Entries shown:
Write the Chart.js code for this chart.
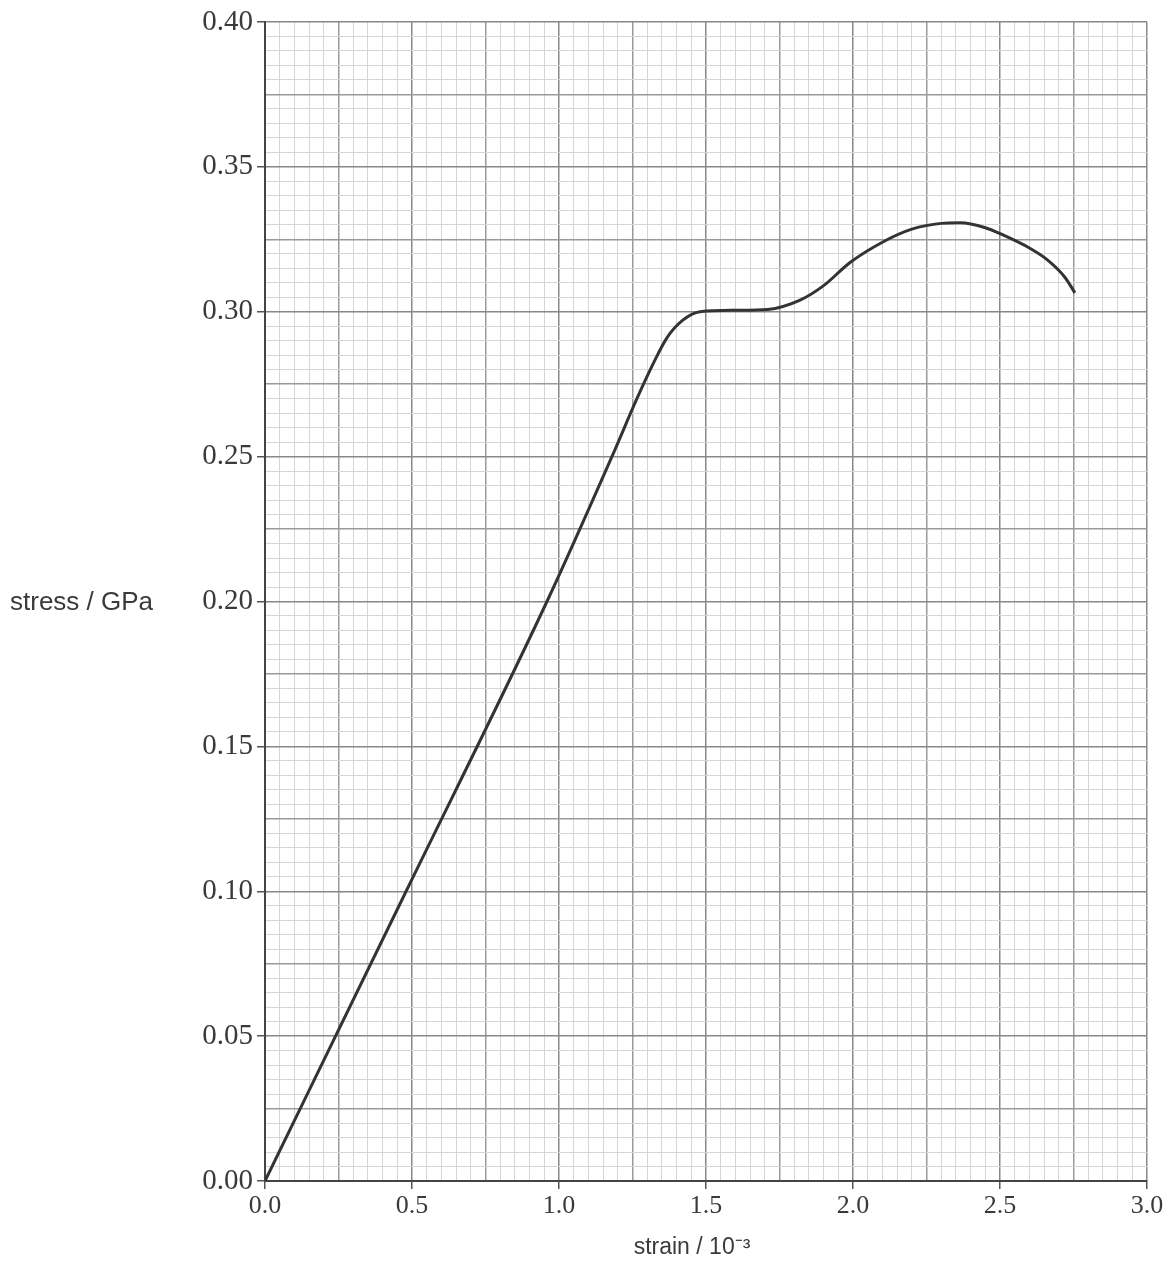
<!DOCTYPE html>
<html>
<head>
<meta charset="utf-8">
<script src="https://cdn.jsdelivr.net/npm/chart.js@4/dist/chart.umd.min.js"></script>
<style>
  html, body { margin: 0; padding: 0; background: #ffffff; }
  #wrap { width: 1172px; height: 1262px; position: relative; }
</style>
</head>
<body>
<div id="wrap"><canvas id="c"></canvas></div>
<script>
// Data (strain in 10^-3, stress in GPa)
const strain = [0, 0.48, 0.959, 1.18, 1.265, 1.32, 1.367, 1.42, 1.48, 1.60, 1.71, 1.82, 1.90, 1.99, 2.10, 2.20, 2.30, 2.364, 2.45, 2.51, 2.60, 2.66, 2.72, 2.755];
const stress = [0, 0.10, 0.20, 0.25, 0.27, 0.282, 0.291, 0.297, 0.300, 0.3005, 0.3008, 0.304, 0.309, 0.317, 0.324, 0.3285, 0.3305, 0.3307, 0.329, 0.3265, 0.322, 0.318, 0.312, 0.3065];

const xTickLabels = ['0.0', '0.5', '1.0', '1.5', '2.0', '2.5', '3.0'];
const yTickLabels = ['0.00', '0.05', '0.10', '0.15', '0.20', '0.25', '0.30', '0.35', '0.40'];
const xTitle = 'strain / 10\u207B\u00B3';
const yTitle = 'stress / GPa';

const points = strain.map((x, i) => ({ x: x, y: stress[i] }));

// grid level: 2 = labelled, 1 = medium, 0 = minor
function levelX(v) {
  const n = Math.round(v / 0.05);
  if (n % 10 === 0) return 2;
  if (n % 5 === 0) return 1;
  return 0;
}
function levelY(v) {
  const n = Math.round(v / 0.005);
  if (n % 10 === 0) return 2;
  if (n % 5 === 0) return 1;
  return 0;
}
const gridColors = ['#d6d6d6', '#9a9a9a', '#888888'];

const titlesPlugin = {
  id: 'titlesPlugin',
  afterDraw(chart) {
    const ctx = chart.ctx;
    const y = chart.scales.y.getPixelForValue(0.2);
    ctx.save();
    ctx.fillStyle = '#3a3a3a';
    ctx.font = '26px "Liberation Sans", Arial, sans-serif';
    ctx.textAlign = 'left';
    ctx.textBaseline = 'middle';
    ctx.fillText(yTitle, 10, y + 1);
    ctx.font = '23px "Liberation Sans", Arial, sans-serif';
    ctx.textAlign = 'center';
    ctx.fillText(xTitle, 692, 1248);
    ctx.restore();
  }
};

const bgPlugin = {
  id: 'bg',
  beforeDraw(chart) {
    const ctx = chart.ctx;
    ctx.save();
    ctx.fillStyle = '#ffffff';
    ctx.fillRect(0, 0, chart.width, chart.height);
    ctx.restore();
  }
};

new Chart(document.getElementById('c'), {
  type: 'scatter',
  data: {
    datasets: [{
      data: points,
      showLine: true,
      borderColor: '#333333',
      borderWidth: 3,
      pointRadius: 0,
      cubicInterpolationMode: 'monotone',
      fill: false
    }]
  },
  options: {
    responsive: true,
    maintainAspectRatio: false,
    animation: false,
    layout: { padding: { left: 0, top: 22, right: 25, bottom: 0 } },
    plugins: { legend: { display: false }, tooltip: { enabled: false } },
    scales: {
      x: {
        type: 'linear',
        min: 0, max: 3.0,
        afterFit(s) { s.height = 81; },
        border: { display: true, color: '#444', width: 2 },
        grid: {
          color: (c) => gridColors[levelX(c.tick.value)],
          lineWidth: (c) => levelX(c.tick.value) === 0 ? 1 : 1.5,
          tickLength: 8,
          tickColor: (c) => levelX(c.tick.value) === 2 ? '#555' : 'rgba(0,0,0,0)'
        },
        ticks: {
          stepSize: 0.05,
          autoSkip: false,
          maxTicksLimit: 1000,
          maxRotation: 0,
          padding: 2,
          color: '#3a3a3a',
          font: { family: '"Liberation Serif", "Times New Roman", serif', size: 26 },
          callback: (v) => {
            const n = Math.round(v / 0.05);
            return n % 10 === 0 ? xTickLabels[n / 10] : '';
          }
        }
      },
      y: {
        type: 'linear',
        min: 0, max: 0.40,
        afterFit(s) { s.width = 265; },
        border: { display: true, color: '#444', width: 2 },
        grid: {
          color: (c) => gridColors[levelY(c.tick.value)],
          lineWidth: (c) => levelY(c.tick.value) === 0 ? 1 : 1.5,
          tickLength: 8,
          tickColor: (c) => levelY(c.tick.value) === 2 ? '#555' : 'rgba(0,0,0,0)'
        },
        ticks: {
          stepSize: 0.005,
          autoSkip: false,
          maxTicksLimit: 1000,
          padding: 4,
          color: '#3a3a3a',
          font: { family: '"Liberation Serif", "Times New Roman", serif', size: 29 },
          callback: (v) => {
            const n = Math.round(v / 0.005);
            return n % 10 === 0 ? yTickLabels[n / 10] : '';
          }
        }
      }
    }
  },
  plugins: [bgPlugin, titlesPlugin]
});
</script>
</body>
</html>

...

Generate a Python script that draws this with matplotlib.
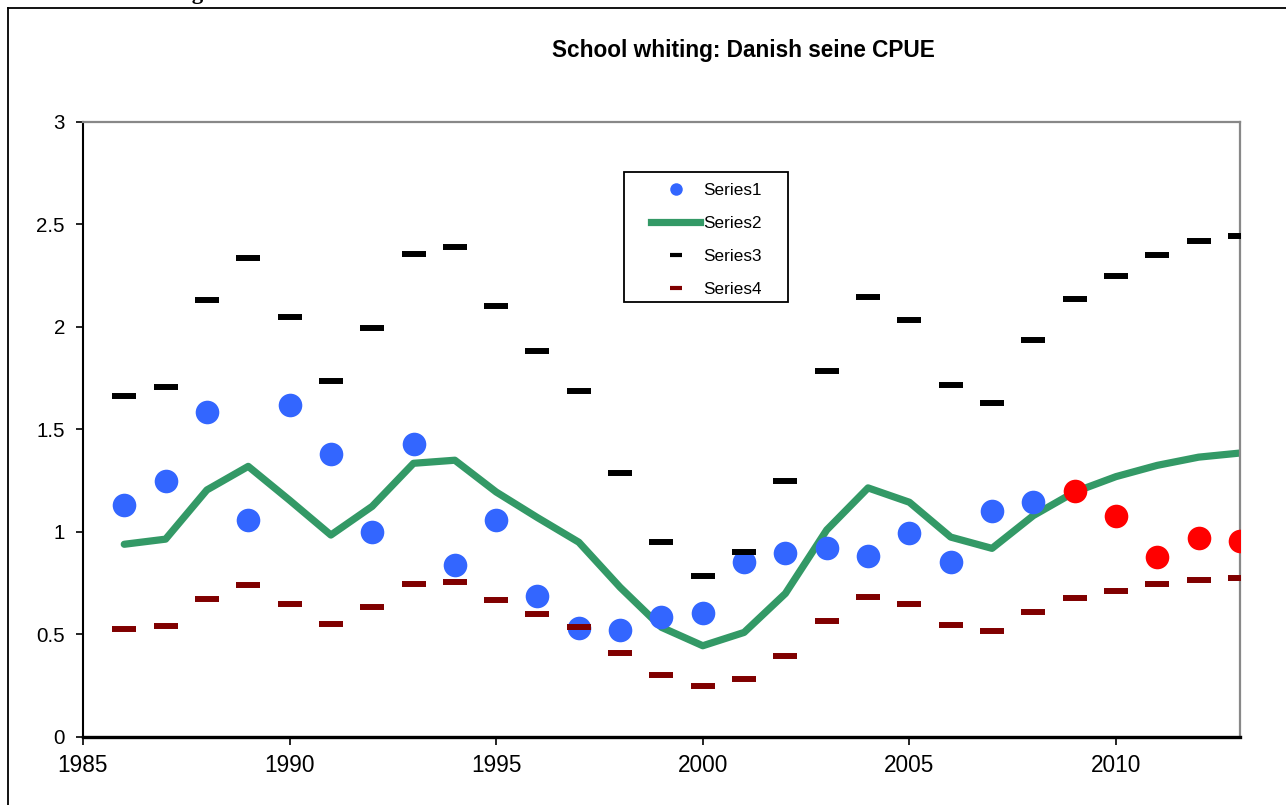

Task instructions: Filter the data for the string "script" and copy every line that has it.

Reply:
<script src="https://cdn.jsdelivr.net/npm/chart.js@4/dist/chart.umd.min.js"></script>
<script>
</script>
Generate a Python script that draws this with matplotlib.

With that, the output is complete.